The promise to provide Mrs. Eason always with a home, allegedly made when she moved in 1986, has not yet been broken since, as Mrs. Eason acknowledged in her deposition, the Farmers have offered her the opportunity to make a home with them in the new home they are constructing. The promise not to sell or attempt to sell the house until June 1991 was made, according to Mrs. Eason, in October or November 1989. Only the roofing expenditure, having been made subsequent thereto, could possibly have been made in reliance upon that alleged promise. The record contains no evidence whether Mrs. Eason did or did not act in reliance on the promise when she paid for the roofing. To that extent, the trial court correctly denied summary judgment to the Farmers; [4] however, in the absence of evidence to support the existence of a constructive trust as to the remaining expenditures, the trial court should have granted summary judgment to the Farmers concerning those expenditures made prior to the October-November 1989 promise.

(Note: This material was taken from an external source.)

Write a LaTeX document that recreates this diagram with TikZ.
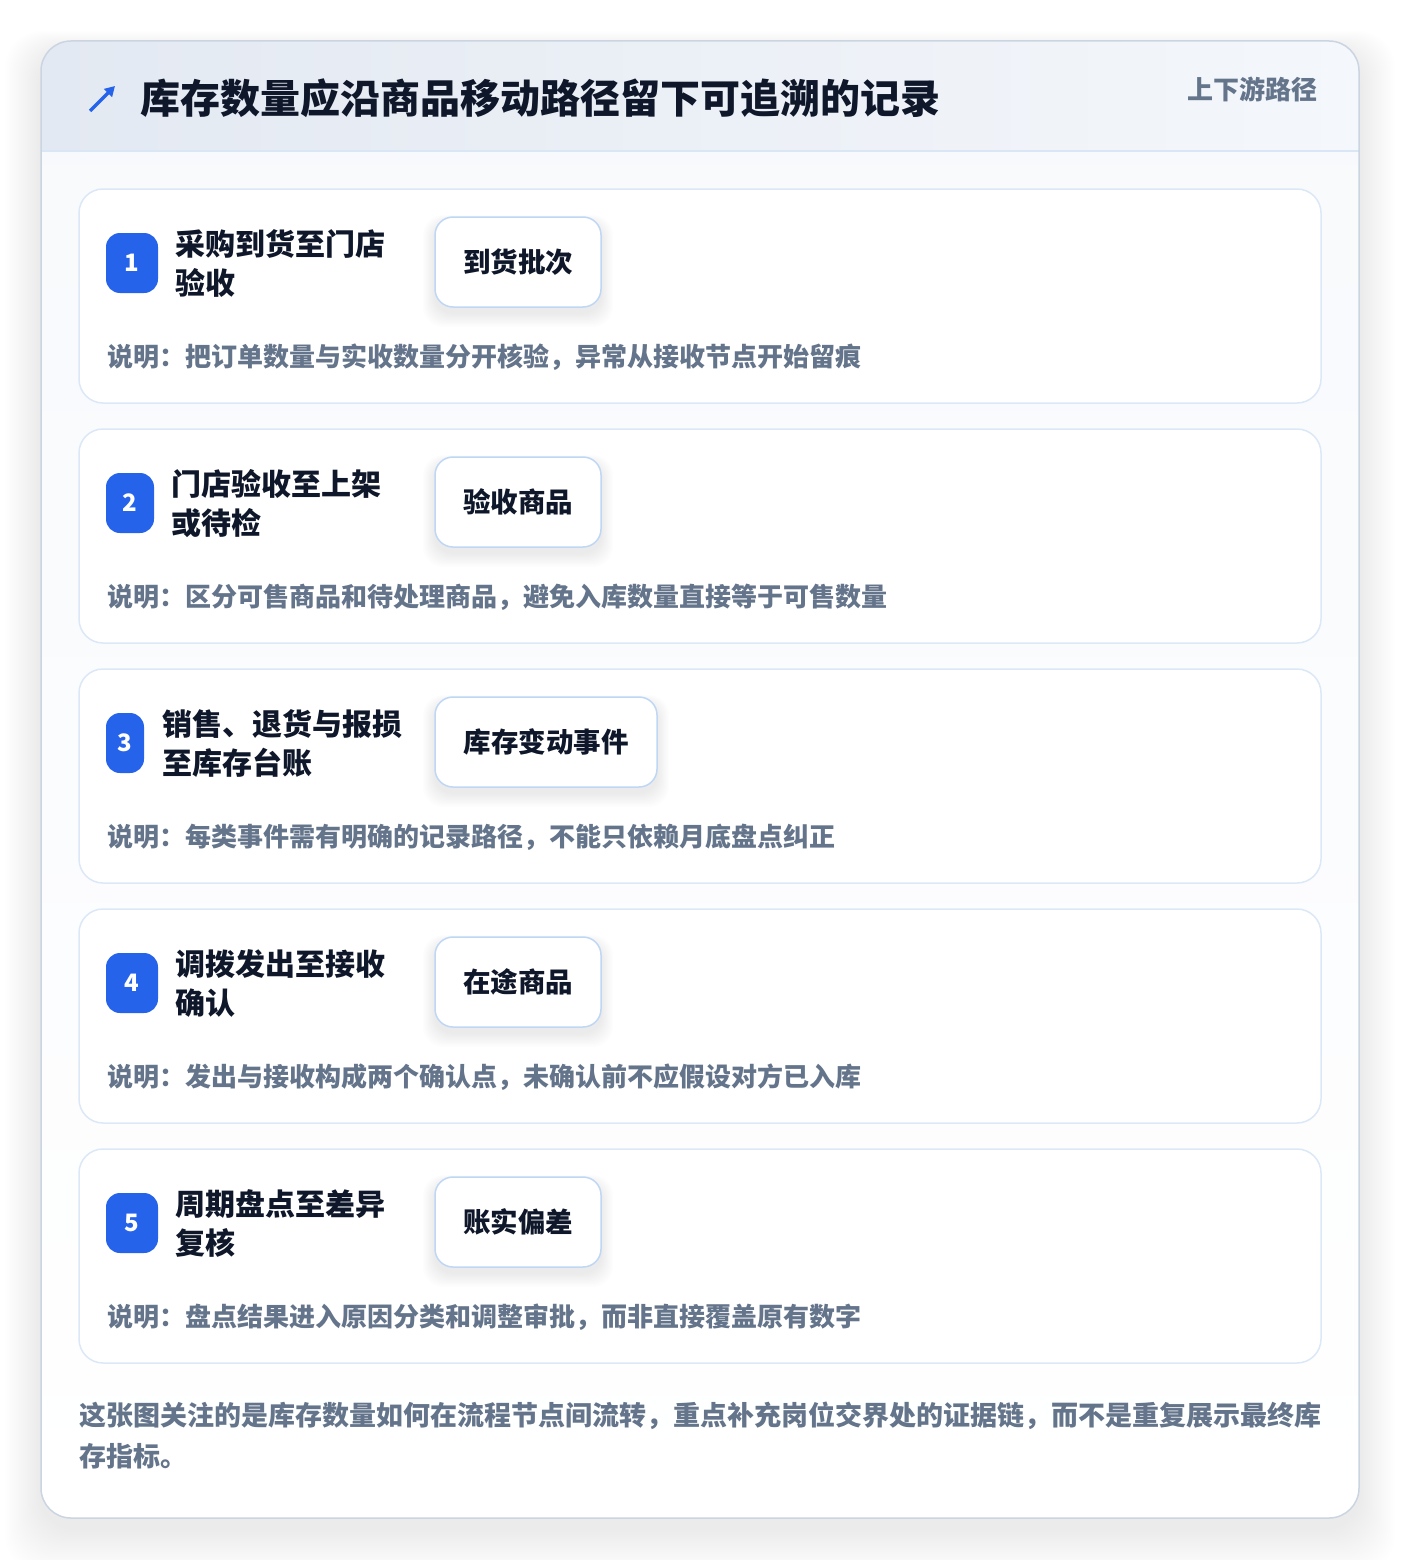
\documentclass[tikz,border=0pt]{standalone}
\usepackage{fontspec}
\setmainfont{Noto Sans CJK SC}
\usetikzlibrary{arrows.meta}
\definecolor{badgeblue}{HTML}{2563EB}
\definecolor{ink}{HTML}{0F172A}
\definecolor{muted}{HTML}{64748B}
\definecolor{cardline}{HTML}{DCE8F7}
\definecolor{tagline}{HTML}{BFD7F5}
\definecolor{outerline}{HTML}{CBD5E1}
\definecolor{headL}{HTML}{E3E9F2}
\definecolor{headR}{HTML}{F4F7FB}
\definecolor{headline}{HTML}{D9E6F6}
\definecolor{bodytop}{HTML}{F7F9FC}
\begin{document}
\begin{tikzpicture}[x=1pt,y=-1pt,
  stepcard/.style={draw=cardline, line width=1.5pt, fill=white, rounded corners=24pt, inner sep=0pt},
  badgebox/.style={fill=badgeblue, rounded corners=14pt, text=white, inner sep=0pt, font=\bfseries\fontsize{24}{24}\selectfont},
  tagbox/.style={draw=tagline, line width=1.5pt, fill=white, rounded corners=18pt, inner sep=0pt, text=ink, font=\bfseries\fontsize{27.5}{27.5}\selectfont},
  steptitle/.style={anchor=west, align=left, inner sep=0pt, text=ink, font=\bfseries\fontsize{30}{39}\selectfont},
  desctext/.style={anchor=west, inner sep=0pt, text=muted, font=\bfseries\fontsize{26}{26}\selectfont},
  foottext/.style={anchor=west, align=left, inner sep=0pt, text=muted, font=\bfseries\fontsize{27}{41}\selectfont}
]
\useasboundingbox (0,0) rectangle (1400,1560);
\fill[white] (0,0) rectangle (1400,1560);
% outer shadow
\foreach \i in {1,...,20}
  \fill[black, opacity=0.005, rounded corners=36pt] (41-\i*1.8,41-\i*1.0+10) rectangle (1359+\i*1.8,1518+\i*2.2+10);
% outer card body
\shade[top color=bodytop, bottom color=white, rounded corners=30pt] (41,41) rectangle (1359,1518);
\begin{scope}
  \clip[rounded corners=30pt] (41,41) rectangle (1359,1518);
  \shade[left color=headL, right color=headR] (41,41) rectangle (1359,151);
\end{scope}
\coordinate (hl) at (41,151);
\coordinate (hr) at (1359,151);
\draw[headline, line width=1.5pt] (hl) -- (hr);
\draw[outerline, line width=1.5pt, rounded corners=30pt] (41,41) rectangle (1359,1518);
% header
\coordinate (arrowtail) at (90,111);
\coordinate (arrowtip) at (115,86);
\draw[badgeblue, line width=3.5pt, -{Triangle[length=10pt,width=11pt]}] (arrowtail) -- (arrowtip);
\node[anchor=west, inner sep=0pt, text=ink, font=\bfseries\fontsize{40}{40}\selectfont] (title) at (140,98) {库存数量应沿商品移动路径留下可追溯的记录};
\node[anchor=east, inner sep=0pt, text=muted, font=\bfseries\fontsize{26}{26}\selectfont] (sub) at (1318,89.5) {上下游路径};
% steps
\foreach \n/\y/\bw/\tx/\la/\lb/\tg/\tw/\desc in {
  1/189/52/175/采购到货至门店/验收/到货批次/166/说明：把订单数量与实收数量分开核验，异常从接收节点开始留痕,
  2/429/48/171/门店验收至上架/或待检/验收商品/166/说明：区分可售商品和待处理商品，避免入库数量直接等于可售数量,
  3/669/38/162/销售、退货与报损/至库存台账/库存变动事件/222/说明：每类事件需有明确的记录路径，不能只依赖月底盘点纠正,
  4/909/52/175/调拨发出至接收/确认/在途商品/166/说明：发出与接收构成两个确认点，未确认前不应假设对方已入库,
  5/1149/52/175/周期盘点至差异/复核/账实偏差/166/说明：盘点结果进入原因分类和调整审批，而非直接覆盖原有数字}
{
  \node[stepcard, minimum width=1242pt, minimum height=214pt] (card\n) at (700,\y+107) {};
  \node[badgebox, minimum width=\bw pt, minimum height=60pt] (badge\n) at (106+\bw/2,\y+74) {\n};
  \node[steptitle] (st\n) at (\tx,\y+74.5) {\la\\\lb};
  \foreach \k in {1,...,10}
    \fill[black, opacity=0.007, rounded corners=20pt] (435-\k*1.2,\y+28-\k*0.8+6) rectangle (435+\tw+\k*1.2,\y+118+\k*1.4+6);
  \node[tagbox, minimum width=\tw pt, minimum height=90pt] (tag\n) at (435+\tw/2,\y+73) {\tg};
  \node[desctext] (desc\n) at (107,\y+168) {\desc};
}
% footer
\node[foottext] (foot) at (79,1435.5) {这张图关注的是库存数量如何在流程节点间流转，重点补充岗位交界处的证据链，而不是重复展示最终库\\存指标。};
\end{tikzpicture}
\end{document}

Judgment affirmed in Case No. S91A1052; judgment affirmed in part and reversed in Case No. S91X1053.

All the Justices concur.
1

The sister subsequently deeded her interest in the property to Mr. Farmer.

2

The Georgia Trust Act, effective July 1, 1991, is applicable to any trust regardless of the date of creation, unless application of the Act would impair vested rights or unless otherwise provided by law. OCGA § 52-12-3.

3

Mrs. Eason testified that she spent $5,507 for the construction of a bedroom and bath; $1,912 for roofing; $1,225 for stripping and restaining the house; $225 for storm doors; and several hundred dollars for pest control treatment, cable television, and groceries.

4

Our holding in Lau’s Corp. v. Haskins, 261 Ga. 491 (405 SE2d 474) (1991), is not applicable here since the Farmers, the moving parties, did not demonstrate by reference to evidence in the record that there was an absence of evidence to support Mrs. Eason’s case.